[START]

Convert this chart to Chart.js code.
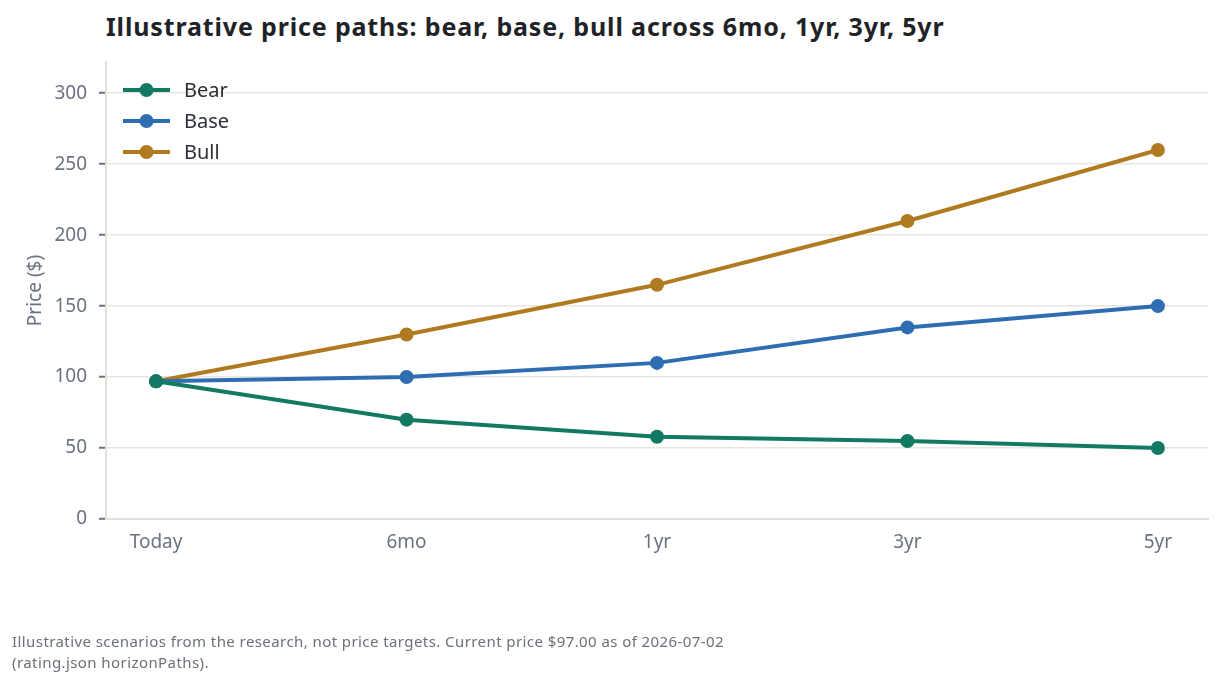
<!DOCTYPE html>
<html>
<head>
<meta charset="utf-8">
<script src="https://cdn.jsdelivr.net/npm/chart.js@4.4.1/dist/chart.umd.min.js"></script>
<style>
  html, body { margin: 0; padding: 0; background: #fff; }
  body { width: 1222px; height: 689px; position: relative; overflow: hidden; font-family: 'Noto Sans', sans-serif; }
  #title { position: absolute; left: 106px; top: 9px; font-size: 25px; font-weight: 700; color: #1f2328; letter-spacing: 0.85px; }
  #note { position: absolute; left: 12px; top: 631px; font-size: 15px; line-height: 21px; color: #6b7079; letter-spacing: 0.42px; }
  #wrap { position: absolute; left: 0; top: 0; width: 1222px; height: 689px; }
</style>
</head>
<body>
<div id="title">Illustrative price paths: bear, base, bull across 6mo, 1yr, 3yr, 5yr</div>
<div id="wrap"><canvas id="c"></canvas></div>
<div id="note">Illustrative scenarios from the research, not price targets. Current price $97.00 as of 2026-07-02<br>(rating.json horizonPaths).</div>
<script>
const horizons = ['Today', '6mo', '1yr', '3yr', '5yr'];
const bear = [97, 70, 58, 55, 50];
const base = [97, 100, 110, 135, 150];
const bull = [97, 130, 165, 210, 260];
const seriesNames = ['Bear', 'Base', 'Bull'];
const seriesColors = ['#127a62', '#2f6db3', '#b07b20'];

Chart.defaults.font.family = "'Noto Sans', sans-serif";

const pts = arr => arr.map((v, i) => ({ x: i, y: v }));
const mk = (i, arr) => ({
    label: seriesNames[i], data: pts(arr),
    borderColor: seriesColors[i], backgroundColor: seriesColors[i],
    borderWidth: 4, pointRadius: 7, pointHoverRadius: 7, pointBorderWidth: 0, tension: 0
});

// legend drawn in the top-left corner of the plot
const legendInside = {
    id: 'legendInside',
    afterDraw(chart) {
        const { ctx, chartArea } = chart;
        ctx.save();
        chart.data.datasets.forEach((ds, i) => {
            const y = chartArea.top + 28 + i * 31;
            const x0 = chartArea.left + 17;
            ctx.strokeStyle = ds.borderColor;
            ctx.lineWidth = 4;
            ctx.beginPath(); ctx.moveTo(x0, y); ctx.lineTo(x0 + 47, y); ctx.stroke();
            ctx.fillStyle = ds.borderColor;
            ctx.beginPath(); ctx.arc(x0 + 23.5, y, 7, 0, Math.PI * 2); ctx.fill();
            ctx.fillStyle = '#2b2f36';
            ctx.font = "20px 'Noto Sans', sans-serif";
            ctx.textBaseline = 'middle';
            ctx.fillText(ds.label, x0 + 61, y + 1);
        });
        ctx.restore();
    }
};

new Chart(document.getElementById('c'), {
    type: 'line',
    data: { datasets: [mk(0, bear), mk(1, base), mk(2, bull)] },
    options: {
        responsive: true, maintainAspectRatio: false, animation: false,
        layout: { padding: { top: 62, right: 14, bottom: 132, left: 20 } },
        plugins: { legend: { display: false }, tooltip: { enabled: false } },
        scales: {
            x: {
                type: 'linear', min: -0.2, max: 4.2,
                afterBuildTicks: s => { s.ticks = horizons.map((_, i) => ({ value: i })); },
                afterFit: s => { s.height = 38; },
                ticks: { callback: v => horizons[v], color: '#6b7280', font: { size: 19 }, padding: 5 },
                grid: { display: false, drawOnChartArea: false, tickLength: 7, tickColor: '#6b7280', tickWidth: 2 },
                border: { color: '#e6e1db', width: 2 }
            },
            y: {
                min: 0, max: 322,
                afterBuildTicks: s => { s.ticks = [0, 50, 100, 150, 200, 250, 300].map(v => ({ value: v })); },
                afterFit: s => { s.width = 86; },
                ticks: { color: '#6b7280', font: { size: 19 }, padding: 12 },
                grid: { color: '#e9e5e0', lineWidth: 1.5, tickLength: 7, tickColor: '#6b7280', tickWidth: 2 },
                border: { color: '#e6e1db', width: 2 },
                title: { display: true, text: 'Price ($)', color: '#6b7280', font: { size: 19 }, padding: { bottom: 14 } }
            }
        }
    },
    plugins: [legendInside]
});
</script>
</body>
</html>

[END]

• [Exercise details]: Reproduce the material above from its first line through the line containing "const seriesColors = ['#127a62', '#2f6db3', '#b07b20'];", both ends included, and skip every picture.

• [The completed task]:
Convert this chart to Chart.js code.
<!DOCTYPE html>
<html>
<head>
<meta charset="utf-8">
<script src="https://cdn.jsdelivr.net/npm/chart.js@4.4.1/dist/chart.umd.min.js"></script>
<style>
  html, body { margin: 0; padding: 0; background: #fff; }
  body { width: 1222px; height: 689px; position: relative; overflow: hidden; font-family: 'Noto Sans', sans-serif; }
  #title { position: absolute; left: 106px; top: 9px; font-size: 25px; font-weight: 700; color: #1f2328; letter-spacing: 0.85px; }
  #note { position: absolute; left: 12px; top: 631px; font-size: 15px; line-height: 21px; color: #6b7079; letter-spacing: 0.42px; }
  #wrap { position: absolute; left: 0; top: 0; width: 1222px; height: 689px; }
</style>
</head>
<body>
<div id="title">Illustrative price paths: bear, base, bull across 6mo, 1yr, 3yr, 5yr</div>
<div id="wrap"><canvas id="c"></canvas></div>
<div id="note">Illustrative scenarios from the research, not price targets. Current price $97.00 as of 2026-07-02<br>(rating.json horizonPaths).</div>
<script>
const horizons = ['Today', '6mo', '1yr', '3yr', '5yr'];
const bear = [97, 70, 58, 55, 50];
const base = [97, 100, 110, 135, 150];
const bull = [97, 130, 165, 210, 260];
const seriesNames = ['Bear', 'Base', 'Bull'];
const seriesColors = ['#127a62', '#2f6db3', '#b07b20'];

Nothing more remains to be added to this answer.